■ OBJECTIVE
Scan the entries below and report only how many lines contain "this".

————————

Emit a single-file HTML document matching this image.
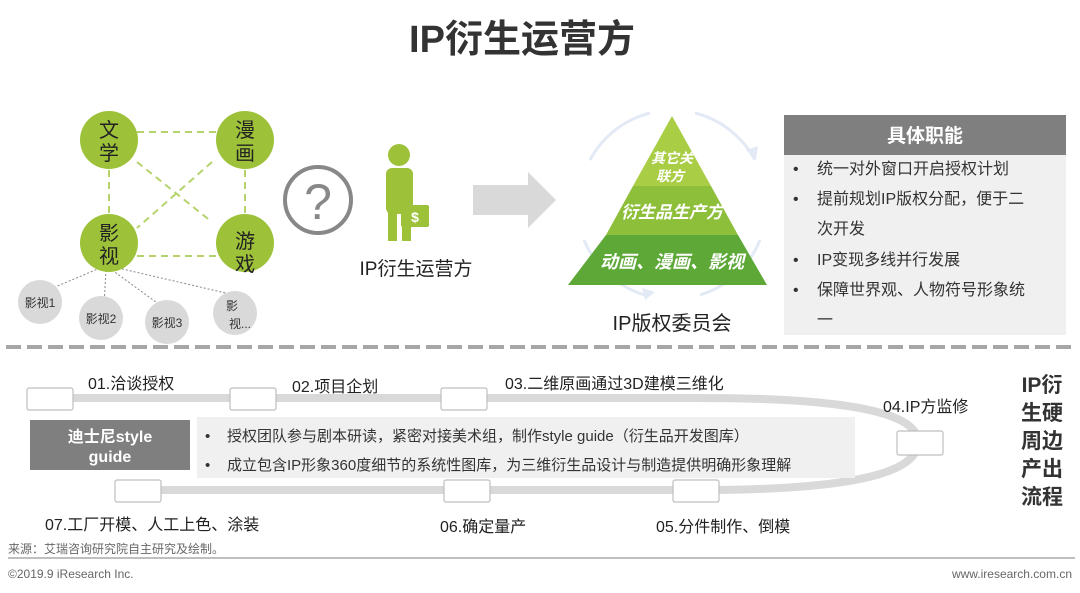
<!DOCTYPE html>
<html><head><meta charset="utf-8"><style>
body{margin:0;background:#fff;}
svg{display:block;font-family:"Liberation Sans","Noto Sans CJK SC",sans-serif;}
</style></head><body>
<svg width="1080" height="593" viewBox="0 0 1080 593" xmlns="http://www.w3.org/2000/svg">
<text x="522" y="52" font-size="38" font-weight="bold" text-anchor="middle" fill="#333">IP衍生运营方</text>
<!-- network -->
<g stroke="#b5d36a" stroke-width="2" stroke-dasharray="7,5" fill="none">
<line x1="137" y1="132" x2="217" y2="132"/>
<line x1="137" y1="256" x2="217" y2="256"/>
<line x1="109" y1="170" x2="109" y2="213"/>
<line x1="245" y1="170" x2="245" y2="213"/>
<line x1="137" y1="162" x2="212" y2="222"/>
<line x1="212" y1="162" x2="137" y2="228"/>
</g>
<g stroke="#888" stroke-width="1" stroke-dasharray="2,2" fill="none">
<line x1="100" y1="268" x2="48" y2="290"/>
<line x1="106" y1="270" x2="104" y2="305"/>
<line x1="112" y1="270" x2="160" y2="305"/>
<line x1="118" y1="268" x2="230" y2="294"/>
</g>
<g fill="#9dc23a">
<circle cx="109" cy="140" r="29"/><circle cx="245" cy="140" r="29"/>
<circle cx="109" cy="243" r="29"/><circle cx="245" cy="243" r="29"/>
</g>
<g font-size="20" fill="#222" text-anchor="middle">
<text x="109" y="137">文</text><text x="109" y="160">学</text>
<text x="245" y="137">漫</text><text x="245" y="160">画</text>
<text x="109" y="240">影</text><text x="109" y="263">视</text>
<text x="245" y="248">游</text><text x="245" y="271">戏</text>
</g>
<g fill="#d9d9d9">
<circle cx="40" cy="302" r="22"/><circle cx="101" cy="318" r="22"/>
<circle cx="167" cy="322" r="22"/><circle cx="235" cy="313" r="22"/>
</g>
<g font-size="12" fill="#333" text-anchor="middle">
<text x="40" y="307">影视1</text><text x="101" y="323">影视2</text>
<text x="167" y="327">影视3</text><text x="232" y="310">影</text><text x="240" y="328">视...</text>
</g>
<!-- question -->
<circle cx="318" cy="200" r="33" fill="none" stroke="#888" stroke-width="4"/>
<text x="318" y="219" font-size="50" fill="#888" text-anchor="middle">?</text>
<!-- person -->
<g fill="#9dc23a">
<circle cx="399" cy="155" r="11"/>
<rect x="386" y="168" width="27" height="46" rx="6"/>
<rect x="388" y="205" width="9" height="36"/><rect x="402" y="205" width="9" height="36"/>
<rect x="401" y="205" width="28" height="22" rx="2"/>
</g>
<text x="415" y="222" font-size="14" font-weight="bold" fill="#fff" text-anchor="middle">$</text>
<text x="416" y="275" font-size="19" fill="#222" text-anchor="middle">IP衍生运营方</text>
<!-- arrow -->
<polygon points="473,185 528,185 528,172 556,200 528,228 528,215 473,215" fill="#d9d9d9"/>
<!-- pyramid -->
<g fill="none" stroke="#e3eaf5" stroke-width="3">
<path d="M590 160 A94 94 0 0 1 650 113"/>
<path d="M695 113 A94 94 0 0 1 755 160"/>
<path d="M760 240 A94 94 0 0 1 700 295"/>
<path d="M645 295 A94 94 0 0 1 584 240"/>
</g>
<g fill="#e3eaf5">
<polygon points="746,150 758,146 756,160"/>
<polygon points="655,292 645,300 642,288"/>
</g>
<polygon points="672,116 711,186 633,186" fill="#a9cd45"/>
<polygon points="633,186 711,186 738,235 606,235" fill="#8dbf3b"/>
<polygon points="606,235 738,235 767,285 568,285" fill="#5ea838"/>
<g fill="#fff" font-weight="bold" font-style="italic" text-anchor="middle">
<text x="672" y="163" font-size="14">其它关</text><text x="670" y="181" font-size="14">联方</text>
<text x="672" y="218" font-size="17">衍生品生产方</text>
<text x="672" y="268" font-size="18">动画、漫画、影视</text>
</g>
<text x="672" y="330" font-size="20" fill="#222" text-anchor="middle">IP版权委员会</text>
<!-- right box -->
<rect x="784" y="115" width="282" height="220" fill="#f0f0f0"/>
<rect x="784" y="115" width="282" height="40" fill="#7f7f7f"/>
<text x="925" y="142" font-size="19" font-weight="bold" fill="#fff" text-anchor="middle">具体职能</text>
<g font-size="16" fill="#333">
<text x="793" y="174">•</text><text x="817" y="174">统一对外窗口开启授权计划</text>
<text x="793" y="204">•</text><text x="817" y="204">提前规划IP版权分配，便于二</text>
<text x="817" y="234">次开发</text>
<text x="793" y="265">•</text><text x="817" y="265">IP变现多线并行发展</text>
<text x="793" y="295">•</text><text x="817" y="295">保障世界观、人物符号形象统</text>
<text x="817" y="325">一</text>
</g>
<line x1="6" y1="347" x2="1076" y2="347" stroke="#a6a6a6" stroke-width="4" stroke-dasharray="15,6"/>
<!-- track -->
<path d="M50 398 H700 C880 398 918 420 918 442 C918 466 880 490 700 490 H130" fill="none" stroke="#d9d9d9" stroke-width="8"/>
<rect x="197" y="417" width="658" height="61" fill="#f0f0f0"/>
<rect x="30" y="420" width="160" height="50" fill="#7f7f7f"/>
<text x="110" y="442" font-size="16" font-weight="bold" fill="#fff" text-anchor="middle">迪士尼style</text>
<text x="110" y="462" font-size="16" font-weight="bold" fill="#fff" text-anchor="middle">guide</text>
<g font-size="15" fill="#333">
<text x="205" y="441">•</text><text x="227" y="441">授权团队参与剧本研读，紧密对接美术组，制作style guide（衍生品开发图库）</text>
<text x="205" y="470">•</text><text x="227" y="470">成立包含IP形象360度细节的系统性图库，为三维衍生品设计与制造提供明确形象理解</text>
</g>
<g fill="#fff" stroke="#bfbfbf" stroke-width="1.2">
<rect x="27" y="388" width="46" height="22" rx="2"/>
<rect x="230" y="388" width="46" height="22" rx="2"/>
<rect x="441" y="388" width="46" height="22" rx="2"/>
<rect x="897" y="431" width="46" height="24" rx="2"/>
<rect x="115" y="480" width="46" height="22" rx="2"/>
<rect x="444" y="480" width="46" height="22" rx="2"/>
<rect x="673" y="480" width="46" height="22" rx="2"/>
</g>
<g font-size="16" fill="#222">
<text x="88" y="389">01.洽谈授权</text>
<text x="292" y="392">02.项目企划</text>
<text x="505" y="389">03.二维原画通过3D建模三维化</text>
<text x="883" y="412">04.IP方监修</text>
<text x="45" y="530">07.工厂开模、人工上色、涂装</text>
<text x="440" y="532">06.确定量产</text>
<text x="656" y="532">05.分件制作、倒模</text>
</g>
<g font-size="21" font-weight="bold" fill="#333" text-anchor="middle">
<text x="1042" y="392">IP衍</text><text x="1042" y="420">生硬</text><text x="1042" y="448">周边</text>
<text x="1042" y="476">产出</text><text x="1042" y="504">流程</text>
</g>
<text x="8" y="553" font-size="12" fill="#666">来源：艾瑞咨询研究院自主研究及绘制。</text>
<line x1="8" y1="558" x2="1075" y2="558" stroke="#999" stroke-width="1.2"/>
<text x="8" y="578" font-size="12" fill="#666">©2019.9 iResearch Inc.</text>
<text x="1072" y="578" font-size="12" fill="#666" text-anchor="end">www.iresearch.com.cn</text>
</svg>
</body></html>
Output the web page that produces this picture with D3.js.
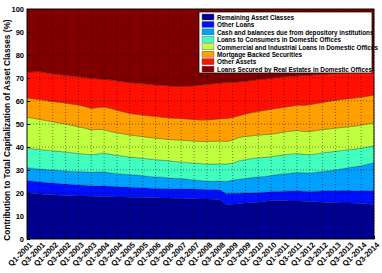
<!DOCTYPE html>
<html>
<head>
<meta charset="utf-8">
<script src="https://cdn.jsdelivr.net/npm/d3@7"></script>
<style>
  body { margin: 0; background: #fff; }
  svg { display: block; font-family: "Liberation Sans", Arial, sans-serif; font-weight: bold; }
</style>
</head>
<body>
<div id="chart"></div>
<script>
'use strict';

// quarters Q1-2001 .. Q3-2014 (55 points), labels every second quarter
const quarters = [];
for (let yr = 2001; yr <= 2014; yr++) {
    for (let q = 1; q <= 4; q++) {
        if (yr === 2014 && q === 4) break;
        quarters.push('Q' + q + '-' + yr);
    }
}

const seriesNames = [
    'Remaining Asset Classes',
    'Other Loans',
    'Cash and balances due from depository institutions',
    'Loans to Consumers in Domestic Offices',
    'Commercial and Industrial Loans in Domestic Offices',
    'Mortgage Backed Securities',
    'Other Assets',
    'Loans Secured by Real Estates in Domestic Offices'
];

const remaining = [20.0, 19.8, 19.6, 19.4, 19.2, 19.0, 18.9, 18.8, 18.7, 18.7, 18.6, 18.5, 18.4, 18.4, 18.3, 18.3,
    18.2, 18.1, 18.0, 18.0, 17.9, 17.8, 17.8, 17.7, 17.7, 17.6, 17.5, 17.4, 17.4, 17.3, 17.2, 15.0,
    15.1, 15.3, 15.6, 15.8, 16.0, 16.3, 16.7, 16.7, 16.6, 16.5, 16.5, 16.4, 16.3, 16.2, 16.0, 15.9,
    15.8, 15.7, 15.6, 15.5, 15.4, 15.2, 15.0];
const otherLoans = [5.4, 5.3, 5.2, 5.2, 5.1, 5.1, 5.0, 4.9, 4.8, 4.7, 4.6, 4.6, 4.6, 4.5, 4.5, 4.4,
    4.3, 4.3, 4.3, 4.1, 4.1, 4.2, 4.1, 4.2, 4.1, 4.1, 4.2, 4.2, 4.1, 4.2, 4.2, 4.8,
    4.8, 4.6, 4.4, 4.3, 4.2, 4.0, 3.9, 4.0, 4.2, 4.4, 4.5, 4.4, 4.3, 4.6, 4.9, 5.1,
    5.2, 5.4, 5.5, 5.5, 5.6, 5.8, 6.0];
const cash = [5.6, 5.6, 5.6, 5.6, 5.7, 5.7, 5.7, 5.7, 5.8, 5.8, 5.8, 6.0, 6.2, 5.8, 5.6, 5.5,
    5.5, 5.4, 5.2, 5.1, 5.0, 4.9, 4.7, 4.5, 4.5, 4.3, 4.0, 3.8, 3.7, 3.6, 3.8, 5.2,
    5.7, 6.1, 6.3, 6.6, 6.8, 6.9, 7.0, 7.3, 7.5, 7.7, 7.9, 8.0, 8.0, 8.2, 8.5, 8.7,
    9.0, 9.4, 9.9, 10.4, 10.8, 11.5, 12.2];
const consumer = [8.4, 8.5, 8.5, 8.4, 8.4, 8.3, 8.2, 8.1, 7.9, 7.7, 7.6, 7.9, 8.2, 8.1, 8.0, 7.8,
    7.6, 7.6, 7.6, 7.6, 7.5, 7.4, 7.4, 7.3, 7.2, 7.2, 7.3, 7.4, 7.4, 7.5, 7.5, 7.6,
    7.4, 8.0, 8.2, 8.3, 8.3, 8.3, 8.2, 8.2, 8.3, 8.3, 8.3, 8.0, 8.0, 8.0, 8.1, 8.1,
    8.1, 8.0, 7.8, 7.7, 7.7, 7.5, 7.3];
const commercial = [13.5, 13.3, 13.1, 12.9, 12.6, 12.4, 12.2, 11.9, 11.6, 11.3, 10.9, 10.6, 10.2, 9.9, 9.8, 9.7,
    9.6, 9.5, 9.4, 9.4, 9.3, 9.3, 9.3, 9.4, 9.5, 9.6, 9.6, 9.6, 9.8, 9.9, 9.9, 9.8,
    10.0, 10.2, 10.1, 9.9, 9.9, 9.9, 9.8, 9.8, 9.9, 10.0, 10.0, 10.0, 10.1, 10.2, 10.1, 10.1,
    10.1, 10.0, 10.0, 10.0, 10.0, 10.0, 10.0];
const mbs = [8.5, 8.5, 8.6, 8.7, 8.8, 9.0, 9.1, 9.3, 9.5, 9.4, 9.3, 9.6, 9.8, 10.1, 9.8, 9.6,
    9.4, 9.3, 9.4, 9.4, 9.5, 9.4, 9.4, 9.4, 9.4, 9.4, 9.4, 9.4, 9.4, 9.5, 9.7, 10.0,
    9.8, 9.4, 9.8, 10.1, 10.3, 10.6, 10.8, 10.9, 10.8, 10.8, 11.0, 11.3, 11.7, 11.7, 11.8, 12.0,
    12.1, 12.2, 12.2, 12.2, 12.2, 12.1, 12.1];
const otherAssets = [11.1, 11.7, 12.2, 12.1, 12.0, 12.0, 12.1, 12.2, 12.3, 12.6, 13.1, 12.5, 12.0, 12.4, 12.8, 13.1,
    13.4, 13.6, 13.7, 13.7, 13.7, 13.8, 13.9, 13.9, 13.9, 14.2, 14.6, 15.2, 15.5, 15.5, 15.5, 15.6,
    15.4, 14.8, 14.2, 14.0, 13.8, 13.6, 13.6, 13.4, 13.3, 13.1, 12.8, 13.0, 12.9, 12.6, 12.3, 11.9,
    11.7, 11.5, 11.4, 11.3, 11.1, 10.9, 10.6];
const realEstate = [27.5, 27.3, 27.2, 27.7, 28.2, 28.5, 28.8, 29.1, 29.4, 29.8, 30.1, 30.3, 30.6, 30.8, 31.2, 31.6,
    32.0, 32.2, 32.4, 32.7, 33.0, 33.2, 33.4, 33.6, 33.7, 33.6, 33.4, 33.0, 32.7, 32.5, 32.2, 32.0,
    31.8, 31.6, 31.4, 31.0, 30.7, 30.4, 30.0, 29.7, 29.4, 29.2, 29.0, 28.9, 28.7, 28.5, 28.3, 28.2,
    28.0, 27.8, 27.6, 27.4, 27.2, 27.0, 26.8];

const seriesValues = [remaining, otherLoans, cash, consumer, commercial, mbs, otherAssets, realEstate];
const colors = ['#00008f', '#0010ff', '#00a0ff', '#40ffbf', '#bfff40', '#ff9f00', '#ff1000', '#800000'];
const yTicks = [0, 10, 20, 30, 40, 50, 60, 70, 80, 90, 100];

const width  = 382;
const height = 273;
const margin = {left: 27, right: 8, top: 9, bottom: 34};

// table for d3.stack: one row per quarter
const table = quarters.map(function(q, i) {
    let row = {idx: i};
    seriesNames.forEach(function(name, k) { row[name] = seriesValues[k][i]; });
    return row;
});

const x = d3.scaleLinear().domain([0, quarters.length - 1]).range([margin.left, width - margin.right]);
const y = d3.scaleLinear().domain([0, 100]).range([height - margin.bottom, margin.top]);

const svg = d3.select('#chart').append('svg')
    .attr('width', width)
    .attr('height', height);

const stacked = d3.stack().keys(seriesNames)(table);

const area = d3.area()
    .x(function(d) { return x(d.data.idx); })
    .y0(function(d) { return y(d[0]); })
    .y1(function(d) { return y(d[1]); });

svg.append('g').selectAll('path')
    .data(stacked)
    .enter()
    .append('path')
    .attr('d', area)
    .attr('fill', function(d, i) { return colors[i]; })
    .attr('stroke', 'rgba(0,0,0,0.35)')
    .attr('stroke-width', 0.7);

// dotted grid on top of the areas
const tickIdx = d3.range(0, quarters.length, 2);
const grid = svg.append('g')
    .attr('stroke', '#000')
    .attr('stroke-width', 0.6)
    .attr('stroke-dasharray', '1,2')
    .attr('opacity', 0.75);
grid.selectAll('line.h')
    .data(yTicks.slice(1, -1))
    .enter().append('line')
    .attr('x1', x(0)).attr('x2', x(quarters.length - 1))
    .attr('y1', function(d) { return y(d); }).attr('y2', function(d) { return y(d); });
grid.selectAll('line.v')
    .data(tickIdx.slice(1))
    .enter().append('line')
    .attr('x1', function(d) { return x(d); }).attr('x2', function(d) { return x(d); })
    .attr('y1', y(0)).attr('y2', y(100));

// box
svg.append('rect')
    .attr('x', x(0)).attr('y', y(100))
    .attr('width', x(quarters.length - 1) - x(0))
    .attr('height', y(0) - y(100))
    .attr('fill', 'none')
    .attr('stroke', '#000')
    .attr('stroke-width', 0.8);

// y axis
const yAxis = svg.append('g')
    .attr('transform', 'translate(' + margin.left + ',0)')
    .call(d3.axisLeft(y).tickValues(yTicks).tickSize(-3).tickPadding(3));
yAxis.select('.domain').remove();
yAxis.selectAll('text')
    .attr('font-size', 7.5)
    .attr('font-family', '"Liberation Sans", Arial, sans-serif')
    .attr('font-weight', 'bold')
    .attr('fill', '#000');

// x axis
const xAxis = svg.append('g')
    .attr('transform', 'translate(0,' + y(0) + ')')
    .call(d3.axisBottom(x).tickValues(tickIdx).tickSize(-3).tickFormat(function(d) { return quarters[d]; }));
xAxis.select('.domain').remove();
xAxis.selectAll('text')
    .attr('font-size', 7.8)
    .attr('font-family', '"Liberation Sans", Arial, sans-serif')
    .attr('font-weight', 'bold')
    .attr('fill', '#000')
    .attr('text-anchor', 'end')
    .attr('transform', 'translate(2,3) rotate(-45)')
    .attr('x', 0)
    .attr('y', 0)
    .attr('dy', '0.6em');

// y axis title
svg.append('text')
    .attr('transform', 'translate(10,' + ((y(0) + y(100)) / 2 + 6) + ') rotate(-90)')
    .attr('text-anchor', 'middle')
    .attr('font-size', 8.3)
    .attr('fill', '#000')
    .text('Contribution to Total Capitalization of Asset Classes (%)');

// legend, drawn top to bottom in series order
const legend = svg.append('g').attr('transform', 'translate(199,12)');
legend.append('rect')
    .attr('width', 173).attr('height', 61)
    .attr('fill', '#fff')
    .attr('stroke', '#000')
    .attr('stroke-width', 0.7);
const items = legend.selectAll('g.item')
    .data(seriesNames)
    .enter().append('g')
    .attr('transform', function(d, i) { return 'translate(3,' + (2 + i * 7.45) + ')'; });
items.append('rect')
    .attr('width', 12).attr('height', 6)
    .attr('fill', function(d, i) { return colors[i]; })
    .attr('stroke', '#555')
    .attr('stroke-width', 0.4);
items.append('text')
    .attr('x', 15).attr('y', 5.7)
    .attr('font-size', 6.35)
    .attr('fill', '#000')
    .text(function(d) { return d; });
</script>
</body>
</html>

————————

■ RESULT OF THE EXERCISE
2